The move to entity licensing will see most financial adviser regulation devolved to the Financial Markets Conduct Act (FMC) under draft reforms released last week.
In an “omnibus bill” exposure draft published last Friday by the Ministry of Business, Innovation and Employment (MBIE), the Financial Services Legislation (FSL) will replace the troubled 2008 Financial Advisers Act (FAA) while amending both the FMC and the Financial Service Providers (Registration and Dispute Resolution) Act 2008 (FSPR).
According to the MBIE explanatory document, shifting advice regulation to the FMC is “due in part to the move to firm-level licensing for financial advice”.
“Firm-level licensing for certain financial market services is already a feature of the FMC Act, so regulating all market services under the FMC Act avoids duplication,” the MBIE document says. “Recognising that there are some unique features to the regulation of financial advice, the FMC Act will include some new sub-parts which relate solely to financial advice.”

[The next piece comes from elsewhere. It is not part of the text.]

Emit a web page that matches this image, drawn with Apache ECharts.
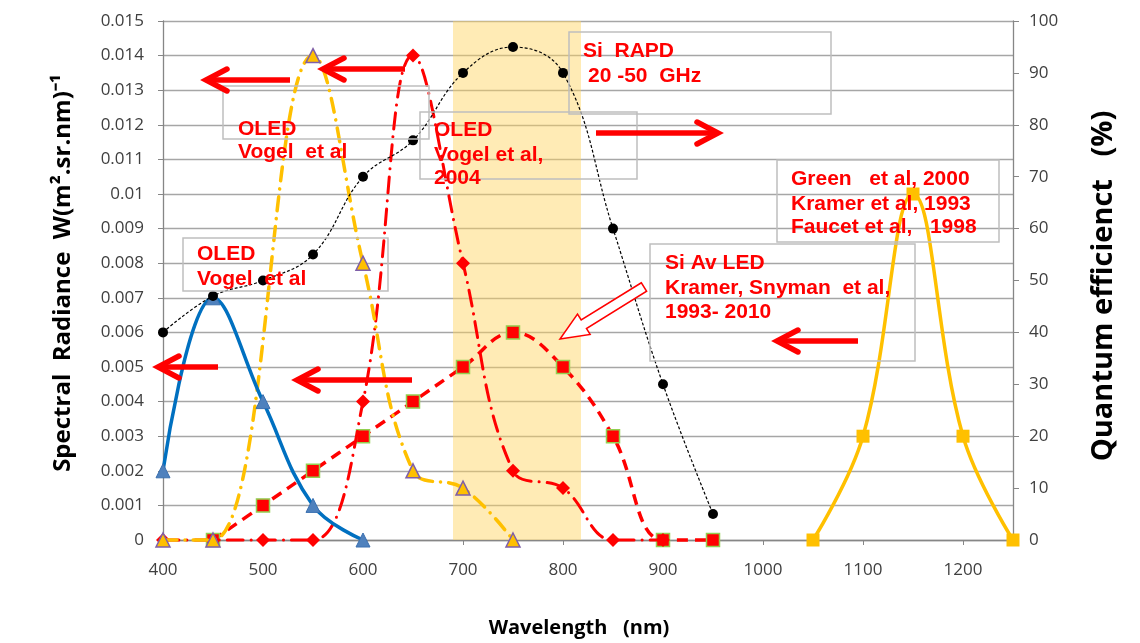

Licensing advice firms rather than individuals – as per the current system – will shift NZ closer to the Australian model of adviser regulation. While the MBIE exposure draft closely follows the FAA reform proposals released last year, the detail includes a number of tweaks.
For example, the draft legislation drops the ‘agent’ designation for pure product salespeople for the more anodyne ‘financial advice representative’.
“We note that the term ‘financial advice representative’ replaces the previously announced term ‘agent’,” the MBIE release says. “This change responds to concerns about the term agent which is currently used differently in the financial advice industry.”
Elsewhere, the exposure draft both simplifies and widens the definition of ‘financial product’ that will be caught under the legislation – abolishing the cumbersome category 1 and 2 labels of the FAA in favour of a single, catch-all bucket while also handing the Financial Markets Authority sweeping powers to bring products into the regime.
The exposure draft goes further than the original proposals, too, by including wholesale advice in the ‘client first’ obligations.
“This aims to create a level playing field whereby all advice is subject to the same broad conduct standard,” the explanatory note says. “MBIE is seeking feedback through this consultation document on the implications of this change.”
Further, the exposure draft says advisers with a wholesale client base will have to meet retail obligations for all advice given if just one of the clients falls under the retail definition.
The government has also slated soft dollar commissions for investigation in the FSL explanatory note.
“MBIE has considered whether there should be formal reporting of soft-commissions (such as trips abroad and other non-monetary incentives). For example, this could take the form of a public register of soft-commissions paid by providers to advisers,” the exposure draft document says.
“In the first instance, the FMA will undertake further work on the impact of soft commissions on advice. This work will inform future policy decisions on whether additional disclosure and/or other actions are needed in relation to soft commissions.”
Submissions on the proposed adviser legislation close on March 31.
James Hartley, MBIE head of financial markets policy, told Investment New NZ earlier in February the FSL should be introduced to Parliament prior to the September election.
The MBIE explanatory document indicates the legislation should be passed and regulations complete by “2017/2018”.
Under the MBIE timetable, the governing new Code of Conduct for adviser should be in place by August 2018 with “existing market participants” to secure transitional licences in time for February 2019.
“Everyone must be fully licensed,” by February 2019, according to MBIE estimates.